• STATED PROBLEM: Leave the pictures out and copy exactly the lines from the line containing "Write a LaTeX" to the line containing "minimum height=44pt] (laos)", both lines included.

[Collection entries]
+++++

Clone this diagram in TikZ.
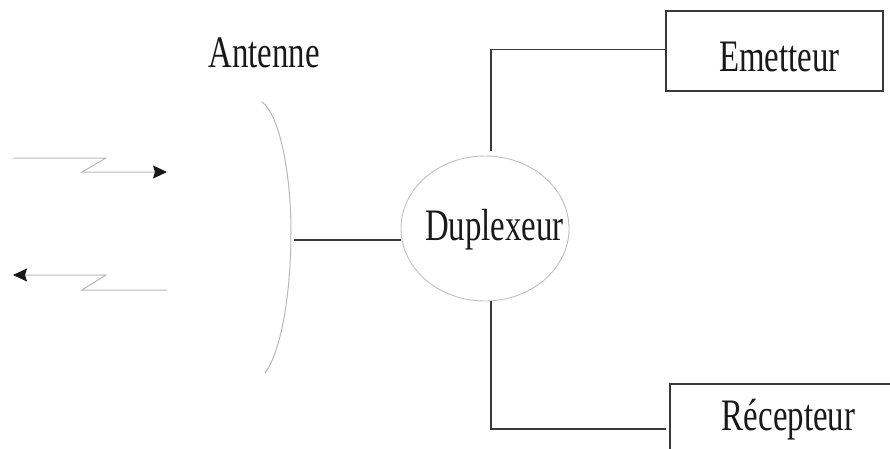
\documentclass[tikz,border=0pt]{standalone}
\usepackage{fontspec}
\usepackage{graphicx}
\setmainfont{Liberation Serif}
\usetikzlibrary{arrows.meta,shapes.geometric}
\tikzset{
  wire/.style={draw=black!78,line width=1.5pt},
  thin line/.style={draw=black!28,line width=1pt},
  signal/.style={thin line,line join=miter,-{Stealth[length=14pt,width=13pt,inset=2pt,black!90]}},
  boxnode/.style={draw=black!78,line width=1.5pt,rectangle,inner sep=0pt},
  ellnode/.style={draw=black!25,line width=.9pt,ellipse,inner sep=0pt,minimum width=168pt,minimum height=145pt},
  lbl/.style={anchor=base,inner sep=0pt,text=black!90,font=\fontsize{45}{45}\selectfont}
}
\newcommand{\squeezed}[1]{\scalebox{.73}[1]{#1}}
\begin{document}
\begin{tikzpicture}[x=1pt,y=-1pt]
\useasboundingbox (0,0) rectangle (890,448);
% nodes
\node[boxnode,minimum width=217pt,minimum height=80pt] (emt) at (774.5,51) {};
\node[boxnode,minimum width=237pt,minimum height=90pt] (rec) at (788.5,429) {};
\node[ellnode] (dup) at (485,228.5) {};
\node[lbl] (tant) at (264,67) {\squeezed{Antenne}};
\node[lbl] (temt) at (779.5,71) {\squeezed{Emetteur}};
\node[lbl] (trec) at (788.5,430) {\squeezed{Récepteur}};
\node[lbl] (tdup) at (494.5,240) {\squeezed{Duplexeur}};
% antenna
\coordinate (anta) at (262,102);
\coordinate (antm) at (291,232);
\coordinate (antb) at (265,373);
\coordinate (antc) at (294,240);
\coordinate (dupl) at (401,240);
\draw[thin line] (anta) .. controls (280,115) and (291,175) .. (antm)
                        .. controls (291,290) and (282,350) .. (antb);
% connectors
\draw[wire] (antc) -- (dupl);
\coordinate (duptop) at (491,151);
\coordinate (dupbot) at (491,301);
\draw[wire] (duptop) |- ([yshift=1.5pt]emt.west);
\draw[wire] (dupbot) |- ([xshift=-3pt]rec.west);
% signals
\coordinate (s1) at (13,158);
\coordinate (s2) at (167,172);
\coordinate (s3) at (167,290);
\coordinate (s4) at (13,275);
\draw[signal] (s1) -- (106,158) -- (82,172) -- (s2);
\draw[signal] (s3) -- (82,290) -- (106,275) -- (s4);
\end{tikzpicture}
\end{document}
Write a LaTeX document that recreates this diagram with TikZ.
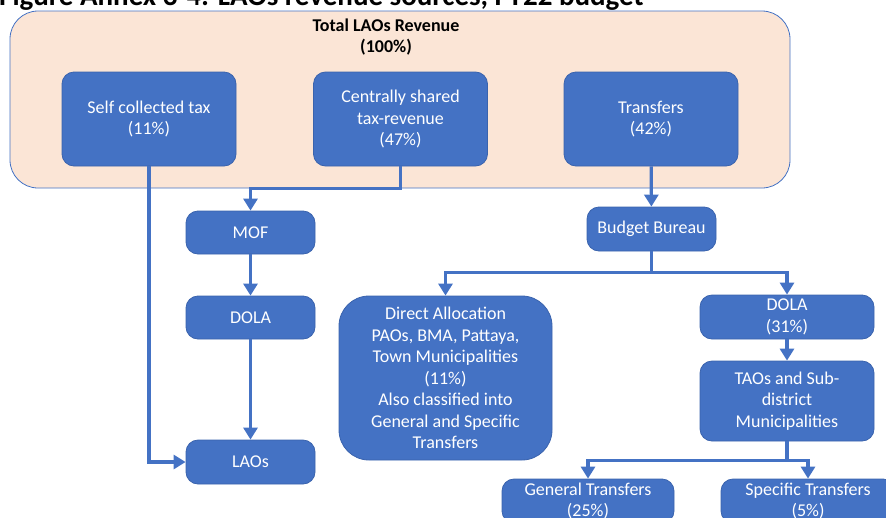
\documentclass[tikz,border=0pt]{standalone}
\usepackage{fontspec}
\setmainfont{Carlito}
\usetikzlibrary{arrows.meta}
\definecolor{boxblue}{HTML}{4472C4}
\definecolor{boxedge}{HTML}{3A63AD}
\definecolor{peach}{HTML}{FBE5D6}
\begin{document}
\begin{tikzpicture}[x=1pt,y=-1pt,
  blk/.style={draw=boxedge, line width=0.8pt, fill=boxblue, text=white,
    rounded corners=12pt, align=center, inner sep=0pt,
    font=\fontsize{18}{21.5}\selectfont},
  container/.style={draw=boxblue, line width=0.8pt, fill=peach,
    rounded corners=28pt, inner sep=0pt},
  flow/.style={draw=boxblue, line width=3.2pt, line join=miter,
    -{Triangle[width=14pt,length=12pt]}},
  link/.style={draw=boxblue, line width=3.2pt}
]
\useasboundingbox (0,0) rectangle (886,517);
\clip (0,0) rectangle (886,517);

% caption
\node[anchor=base west, inner sep=0pt, font=\bfseries\fontsize{29}{29}\selectfont]
  (caption) at (-1,5) {Figure Annex 3-4: LAOs revenue sources, FY22 budget};

% revenue container
\node[container, minimum width=780pt, minimum height=177pt] (total) at (400,99.5) {};
\node[align=center, inner sep=0pt, font=\bfseries\fontsize{18}{21}\selectfont]
  (totlabel) at (386,37) {Total LAOs Revenue\\(100\%)};

% revenue sources
\node[blk, minimum width=174pt, minimum height=94pt] (self) at (149,119) {Self collected tax\\(11\%)};
\node[blk, minimum width=174pt, minimum height=94pt] (cent) at (400.5,119) {Centrally shared\\tax-revenue\\(47\%)};
\node[blk, minimum width=174pt, minimum height=94pt] (trans) at (651,119) {Transfers\\(42\%)};

% left chain
\node[blk, minimum width=129pt, minimum height=43pt] (mof) at (250.5,232.5) {MOF};
\node[blk, minimum width=129pt, minimum height=43pt] (dolal) at (250.5,317.5) {DOLA};
\node[blk, minimum width=129pt, minimum height=44pt] (laos) at (250.5,462) {LAOs};

% transfer chain
\node[blk, minimum width=129pt, minimum height=44pt] (bb) at (651.5,229) {Budget Bureau};
\node[blk, rounded corners=30pt, minimum width=213pt, minimum height=164pt] (direct) at (445.5,378)
  {Direct Allocation\\PAOs, BMA, Pattaya,\\Town Municipalities\\(11\%)\\Also classified into\\General and Specific\\Transfers};
\node[blk, minimum width=174pt, minimum height=44pt] (dolar) at (787,317) {DOLA\\(31\%)};
\node[blk, minimum width=174pt, minimum height=80pt] (taos) at (787,401) {TAOs and Sub-\\district\\Municipalities};
\node[blk, minimum width=172pt, minimum height=44pt] (gen) at (588,501) {General Transfers\\(25\%)};
\node[blk, minimum width=174pt, minimum height=44pt] (spec) at (808,501) {Specific Transfers\\(5\%)};

% connectors
\draw[flow] (self.south) |- (laos.west);
\draw[flow] (cent.south) -- ++(0,22) -| (mof.north);
\draw[flow] (mof) -- (dolal);
\draw[flow] (dolal) -- (laos);
\draw[flow] (trans) -- (bb);
\draw[link] (bb.south) -- ++(0,21) coordinate (bbfork);
\draw[flow] (bbfork) -| (direct.north);
\draw[flow] (bbfork) -| (dolar.north);
\draw[flow] (dolar) -- (taos);
\draw[link] (taos.south) -- ++(0,19) coordinate (taosfork);
\draw[flow] (taosfork) -| (gen.north);
\draw[flow] (taosfork) -| (spec.north);
\end{tikzpicture}
\end{document}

+++++

• TASK RESULT:
Write a LaTeX document that recreates this diagram with TikZ.
\documentclass[tikz,border=0pt]{standalone}
\usepackage{fontspec}
\setmainfont{Carlito}
\usetikzlibrary{arrows.meta}
\definecolor{boxblue}{HTML}{4472C4}
\definecolor{boxedge}{HTML}{3A63AD}
\definecolor{peach}{HTML}{FBE5D6}
\begin{document}
\begin{tikzpicture}[x=1pt,y=-1pt,
  blk/.style={draw=boxedge, line width=0.8pt, fill=boxblue, text=white,
    rounded corners=12pt, align=center, inner sep=0pt,
    font=\fontsize{18}{21.5}\selectfont},
  container/.style={draw=boxblue, line width=0.8pt, fill=peach,
    rounded corners=28pt, inner sep=0pt},
  flow/.style={draw=boxblue, line width=3.2pt, line join=miter,
    -{Triangle[width=14pt,length=12pt]}},
  link/.style={draw=boxblue, line width=3.2pt}
]
\useasboundingbox (0,0) rectangle (886,517);
\clip (0,0) rectangle (886,517);

% caption
\node[anchor=base west, inner sep=0pt, font=\bfseries\fontsize{29}{29}\selectfont]
  (caption) at (-1,5) {Figure Annex 3-4: LAOs revenue sources, FY22 budget};

% revenue container
\node[container, minimum width=780pt, minimum height=177pt] (total) at (400,99.5) {};
\node[align=center, inner sep=0pt, font=\bfseries\fontsize{18}{21}\selectfont]
  (totlabel) at (386,37) {Total LAOs Revenue\\(100\%)};

% revenue sources
\node[blk, minimum width=174pt, minimum height=94pt] (self) at (149,119) {Self collected tax\\(11\%)};
\node[blk, minimum width=174pt, minimum height=94pt] (cent) at (400.5,119) {Centrally shared\\tax-revenue\\(47\%)};
\node[blk, minimum width=174pt, minimum height=94pt] (trans) at (651,119) {Transfers\\(42\%)};

% left chain
\node[blk, minimum width=129pt, minimum height=43pt] (mof) at (250.5,232.5) {MOF};
\node[blk, minimum width=129pt, minimum height=43pt] (dolal) at (250.5,317.5) {DOLA};
\node[blk, minimum width=129pt, minimum height=44pt] (laos) at (250.5,462) {LAOs};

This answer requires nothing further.